● Task: Without the images, write out the whole listing exactly.

━━━ Dataset content

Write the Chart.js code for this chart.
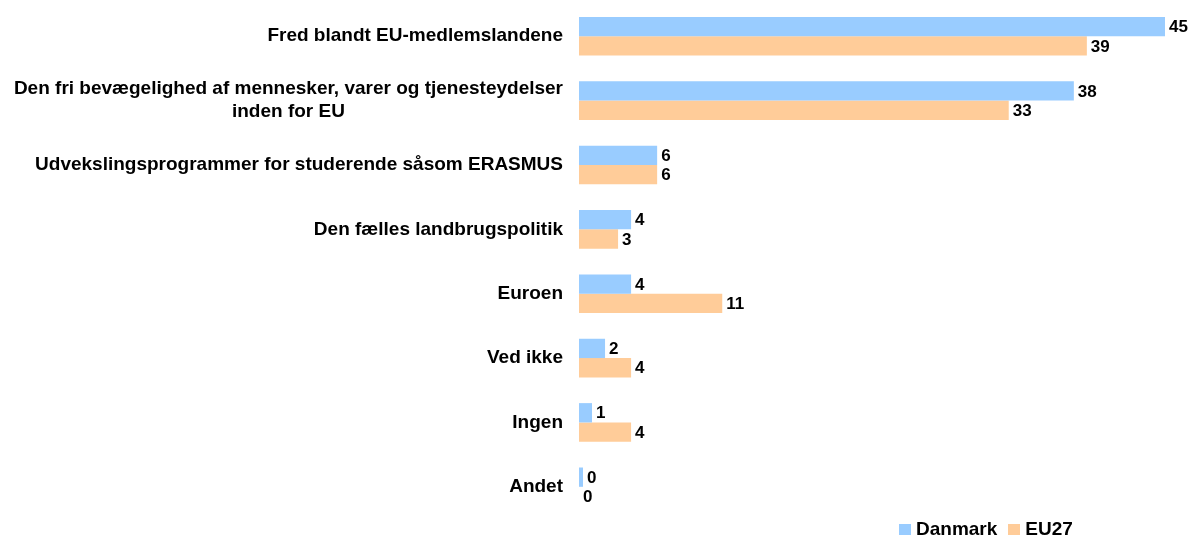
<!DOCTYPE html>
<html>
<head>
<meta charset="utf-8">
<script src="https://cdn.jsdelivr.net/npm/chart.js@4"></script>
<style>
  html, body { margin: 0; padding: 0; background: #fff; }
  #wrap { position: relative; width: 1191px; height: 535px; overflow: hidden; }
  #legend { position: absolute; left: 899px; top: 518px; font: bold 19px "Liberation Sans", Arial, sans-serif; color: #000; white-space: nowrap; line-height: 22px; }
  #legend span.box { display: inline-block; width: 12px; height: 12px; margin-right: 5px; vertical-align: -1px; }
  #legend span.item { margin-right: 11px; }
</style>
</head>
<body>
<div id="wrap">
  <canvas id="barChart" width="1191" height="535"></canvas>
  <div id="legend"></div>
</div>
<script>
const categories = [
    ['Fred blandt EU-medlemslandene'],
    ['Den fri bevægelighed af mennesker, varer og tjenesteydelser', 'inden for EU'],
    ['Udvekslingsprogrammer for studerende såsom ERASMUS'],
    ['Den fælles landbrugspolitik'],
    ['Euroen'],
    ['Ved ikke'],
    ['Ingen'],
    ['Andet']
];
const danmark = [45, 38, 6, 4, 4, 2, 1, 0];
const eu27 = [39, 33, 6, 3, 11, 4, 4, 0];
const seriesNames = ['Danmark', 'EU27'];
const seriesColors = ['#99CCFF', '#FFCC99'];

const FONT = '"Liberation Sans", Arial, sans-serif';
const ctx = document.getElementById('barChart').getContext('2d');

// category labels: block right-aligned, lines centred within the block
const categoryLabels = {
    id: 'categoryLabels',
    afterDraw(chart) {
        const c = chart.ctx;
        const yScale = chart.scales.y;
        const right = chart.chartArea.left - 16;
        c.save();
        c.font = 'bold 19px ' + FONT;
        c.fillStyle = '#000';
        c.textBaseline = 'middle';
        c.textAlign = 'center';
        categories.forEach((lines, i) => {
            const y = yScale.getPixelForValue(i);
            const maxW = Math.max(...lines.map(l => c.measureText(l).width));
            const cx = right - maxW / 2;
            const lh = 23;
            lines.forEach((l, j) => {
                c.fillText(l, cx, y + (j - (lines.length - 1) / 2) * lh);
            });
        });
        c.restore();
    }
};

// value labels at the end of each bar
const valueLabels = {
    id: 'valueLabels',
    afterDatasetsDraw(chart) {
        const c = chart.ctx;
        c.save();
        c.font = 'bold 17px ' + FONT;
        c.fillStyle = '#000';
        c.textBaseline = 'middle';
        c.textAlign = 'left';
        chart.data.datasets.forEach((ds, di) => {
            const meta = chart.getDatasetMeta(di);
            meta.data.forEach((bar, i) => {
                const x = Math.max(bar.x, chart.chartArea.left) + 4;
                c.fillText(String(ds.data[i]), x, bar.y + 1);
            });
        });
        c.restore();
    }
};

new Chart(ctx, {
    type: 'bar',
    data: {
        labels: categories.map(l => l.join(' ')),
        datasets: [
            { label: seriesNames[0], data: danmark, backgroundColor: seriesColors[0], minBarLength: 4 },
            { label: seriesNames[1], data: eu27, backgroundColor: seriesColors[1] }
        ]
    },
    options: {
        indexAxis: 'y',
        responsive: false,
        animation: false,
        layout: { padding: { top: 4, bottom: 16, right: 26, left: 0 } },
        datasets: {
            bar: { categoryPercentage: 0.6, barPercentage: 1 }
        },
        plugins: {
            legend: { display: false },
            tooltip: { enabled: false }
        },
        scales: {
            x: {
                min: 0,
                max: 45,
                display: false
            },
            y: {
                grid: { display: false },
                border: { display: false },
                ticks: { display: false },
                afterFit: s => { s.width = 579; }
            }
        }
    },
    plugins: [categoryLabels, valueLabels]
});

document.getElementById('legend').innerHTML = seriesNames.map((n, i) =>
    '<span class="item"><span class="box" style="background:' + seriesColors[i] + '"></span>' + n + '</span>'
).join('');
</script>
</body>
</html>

━━━━━━

● Result of this exercise:
Write the Chart.js code for this chart.
<!DOCTYPE html>
<html>
<head>
<meta charset="utf-8">
<script src="https://cdn.jsdelivr.net/npm/chart.js@4"></script>
<style>
  html, body { margin: 0; padding: 0; background: #fff; }
  #wrap { position: relative; width: 1191px; height: 535px; overflow: hidden; }
  #legend { position: absolute; left: 899px; top: 518px; font: bold 19px "Liberation Sans", Arial, sans-serif; color: #000; white-space: nowrap; line-height: 22px; }
  #legend span.box { display: inline-block; width: 12px; height: 12px; margin-right: 5px; vertical-align: -1px; }
  #legend span.item { margin-right: 11px; }
</style>
</head>
<body>
<div id="wrap">
  <canvas id="barChart" width="1191" height="535"></canvas>
  <div id="legend"></div>
</div>
<script>
const categories = [
    ['Fred blandt EU-medlemslandene'],
    ['Den fri bevægelighed af mennesker, varer og tjenesteydelser', 'inden for EU'],
    ['Udvekslingsprogrammer for studerende såsom ERASMUS'],
    ['Den fælles landbrugspolitik'],
    ['Euroen'],
    ['Ved ikke'],
    ['Ingen'],
    ['Andet']
];
const danmark = [45, 38, 6, 4, 4, 2, 1, 0];
const eu27 = [39, 33, 6, 3, 11, 4, 4, 0];
const seriesNames = ['Danmark', 'EU27'];
const seriesColors = ['#99CCFF', '#FFCC99'];

const FONT = '"Liberation Sans", Arial, sans-serif';
const ctx = document.getElementById('barChart').getContext('2d');

// category labels: block right-aligned, lines centred within the block
const categoryLabels = {
    id: 'categoryLabels',
    afterDraw(chart) {
        const c = chart.ctx;
        const yScale = chart.scales.y;
        const right = chart.chartArea.left - 16;
        c.save();
        c.font = 'bold 19px ' + FONT;
        c.fillStyle = '#000';
        c.textBaseline = 'middle';
        c.textAlign = 'center';
        categories.forEach((lines, i) => {
            const y = yScale.getPixelForValue(i);
            const maxW = Math.max(...lines.map(l => c.measureText(l).width));
            const cx = right - maxW / 2;
            const lh = 23;
            lines.forEach((l, j) => {
                c.fillText(l, cx, y + (j - (lines.length - 1) / 2) * lh);
            });
        });
        c.restore();
    }
};

// value labels at the end of each bar
const valueLabels = {
    id: 'valueLabels',
    afterDatasetsDraw(chart) {
        const c = chart.ctx;
        c.save();
        c.font = 'bold 17px ' + FONT;
        c.fillStyle = '#000';
        c.textBaseline = 'middle';
        c.textAlign = 'left';
        chart.data.datasets.forEach((ds, di) => {
            const meta = chart.getDatasetMeta(di);
            meta.data.forEach((bar, i) => {
                const x = Math.max(bar.x, chart.chartArea.left) + 4;
                c.fillText(String(ds.data[i]), x, bar.y + 1);
            });
        });
        c.restore();
    }
};

new Chart(ctx, {
    type: 'bar',
    data: {
        labels: categories.map(l => l.join(' ')),
        datasets: [
            { label: seriesNames[0], data: danmark, backgroundColor: seriesColors[0], minBarLength: 4 },
            { label: seriesNames[1], data: eu27, backgroundColor: seriesColors[1] }
        ]
    },
    options: {
        indexAxis: 'y',
        responsive: false,
        animation: false,
        layout: { padding: { top: 4, bottom: 16, right: 26, left: 0 } },
        datasets: {
            bar: { categoryPercentage: 0.6, barPercentage: 1 }
        },
        plugins: {
            legend: { display: false },
            tooltip: { enabled: false }
        },
        scales: {
            x: {
                min: 0,
                max: 45,
                display: false
            },
            y: {
                grid: { display: false },
                border: { display: false },
                ticks: { display: false },
                afterFit: s => { s.width = 579; }
            }
        }
    },
    plugins: [categoryLabels, valueLabels]
});

document.getElementById('legend').innerHTML = seriesNames.map((n, i) =>
    '<span class="item"><span class="box" style="background:' + seriesColors[i] + '"></span>' + n + '</span>'
).join('');
</script>
</body>
</html>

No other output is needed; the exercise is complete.